Cranking up the HEAT for homeless shelters

Andrea Harris

Students in the Catholic Student Association use donated food to create over 1,000 pizzas in the Student Union auditorium. The pizzas will then be transported to several local homeless shelters.

Jessica Harker, Staff Reporter

How long does it take to make a thousand pizzas?

For the Catholic Student Association, it only takes about 20 minutes. The student organization worked this St. Patrick’s Day to end hunger as part of their annual HEAT event, also known as Hunger Elimination for All Toledoans.

“We’re trying to end Toledo-wide hunger for a day,” said Kristy Kagi, a sophomore majoring in exercise science and a member of the CSA Sojourner Committee.

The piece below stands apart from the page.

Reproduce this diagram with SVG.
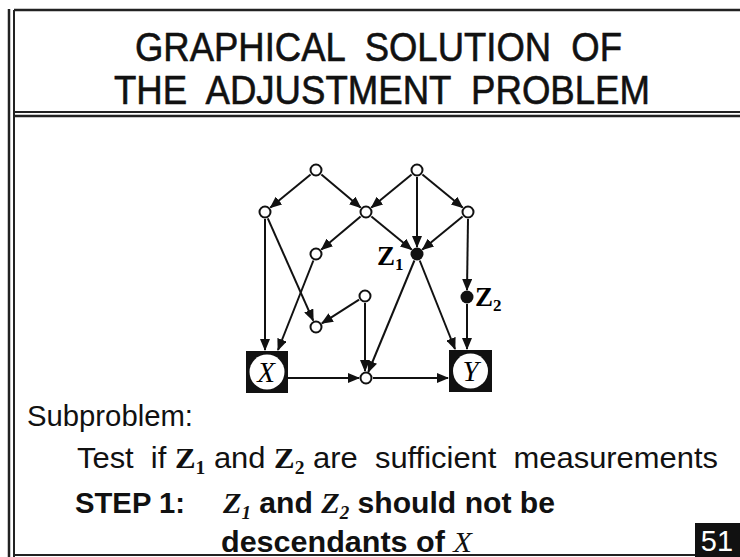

According to Kagi, the Sojourner Committee is made up of 3 student members from the CSA’s Newman Board who are elected into the position to run all social justice and community events put on by the group.

“What this [HEAT] is is an exaggerated Pizza for the Poor,” said Pam Meseroll, one of the advisors for the committee and a pastoral administrator for the Corpus Christi University Parish.

For HEAT, the committee hoped to make at least 1,000 pizzas in about 20 minutes.

“Instead of making 40 pizzas we make 1,000. We get to cover a lot more shelters. The goal of Pizza for the Poor is just like giving something to a local shelter. This event we try to feed everyone for a day,” said Brandon O’Shaughnessy, a sophomore majoring in mechanical engineering, who is also a member of the Sojourner Committee.

They are able to do this by having different groups of students work in a row, assembling pizzas and wrapping them to be given out to various shelters across Toledo where they will be frozen.

“It’s like an assembly line,” Kagi said.

Students were able to sign up their groups or individuals for the event through a Google Doc found on the organization’s myUT page. There were about 8 to 10 students per table.

At the event the students signed in and were shown their table, where they worked to create the pizzas and listened to two different speakers.

Mike Sofo, owner of Sofo Foods, donated all the supplies for the event. He and University of Toledo Interim President Nagi Naganathan spoke briefly on the impact the event has made, according to O’Shaughnessy.

Instead of making 40 pizzas we make 1,000. We get to cover a lot more shelters. The goal of Pizza for the Poor is just like giving something to a local shelter. This event we try to feed everyone for a day.”

— Brandon O'Shaughnessy, Member of Sojourner Committee

The event has been going on for over 30 years, according to Meseroll, and their group has never had an issue with finding students to come and help.

“It’s meant to be a quick event where people come, see what we do, do a little bit of service,” O’Shaughnessy said. “It just gives them a chance to get involved.”

Griso Barrios, a second-year double-majoring in political science and social work, said the group exceeded their original prediction.

“We made a little over 1,000 pizzas,” Barrios said. “We were planning on making only 1,000, but I think each table had two extra, so just a little bit over.”

Barrios also said that some of the shelters they were delivering their pizzas to were asking for over 100 pizzas and some only requested around 30.

“It’s something that takes 10 minutes of our time,” O’Shaughnessy said. “Just to see how happy they are for those pizzas is awesome.”